New York Liberty star and two-time WNBA MVP Breanna Stewart has had a stellar season, leading her team to the playoffs, and hailed this moment in sports as bigger than basketball and a catalyst for all women's sports during an interview Wednesday morning.
Stewart joined "Good Morning America" on Wednesday after the Liberty came back to defeat the Connecticut Sun Tuesday evening, after being down at the half in Game 2 of the WNBA semifinals.
"The energy in Barclays has been just electric all season long and we knew that they were behind us the entire time," she said. "We obviously went down Game 1 and knew we had to take care of business in Game 2."
For her eighth year in the league, after a successful seven in Seattle, Stewart is back in her home state and has led the Liberty to the No. 2 seed this season, also becoming the first player in team history to win the league MVP, an honor with which she was awarded Tuesday night.
"Hearing all of that and being the first Liberty player to win MVP is an amazing honor and I'm lucky to be the first," Stewart said, adding that the season gave her "goose bumps."
"It's one of the founding franchises here and [we're] continuing to put the Liberty on the map and chase a championship, because they've never won one and that's our goal," she continued. "We want to get to that point where we can have the whole city behind us and celebrate women's basketball and the WNBA in a different way than it has before."
Remarking on the tight race for this year's MVP title against Las Vegas Aces star A'ja Wilson and Connecticut Sun forward Alyssa Thomas, Stewart explained that she thinks "it says how incredible this league is and how amazing all of these women basketball players are."
"They've had dominant seasons," she said. "The fact that three of us can really try to uplift this league together and continue to be great, women's sports are going places. We've known that for a long time, but now everybody else is seeing it. And we're continuing to raise the bar."
Stewart stunned Liberty and women's basketball fans when she started the season off by setting a league record with 45 points in 30 minutes. She also notched three games with 40 points and 10 rebounds, and averaged a career high 23 points.
"Life has changed a lot from 2018 to 2023," Stewart said of her progression and upward trajectory on the court over the past several years, citing support from "family" including "my wife Marta [and] my daughter Ruby."
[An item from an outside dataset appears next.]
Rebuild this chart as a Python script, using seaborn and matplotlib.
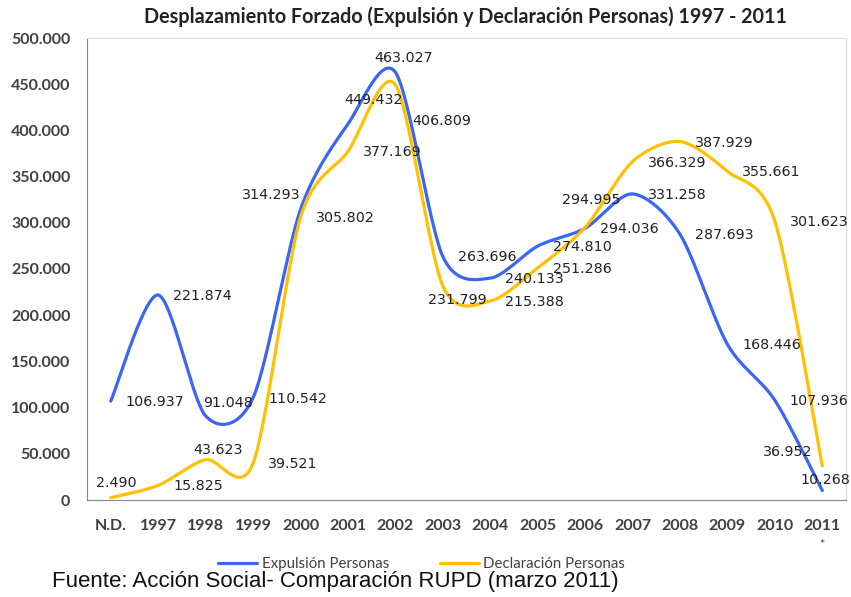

As for what the future holds, the former University of Connecticut Husky said she hopes to "[continue] to be great no matter what happens, no matter where I am, making sure that I show everyone how it is to be great and bring greatness around me."
Stewart said she has held onto wise words from competitors in other arenas to motivate her in her game, most recently taking wisdom from 19-year-old tennis star Coco Gauff, who took home the U.S. Open women's title for the first time earlier this month.
"The fact that people thought they were pouring water on her fire, but they were pouring gas ... that's what I felt," Stewart said, referencing Gauff's comments after her win ("To those who thought they were putting water on my fire, you were really adding gas to it").
"It's an amazing time for women's sports," she added. "We're in a spot where we want to have positive support and with that comes negative ... not everybody is going to be on my side, but I'm still going to shine bright."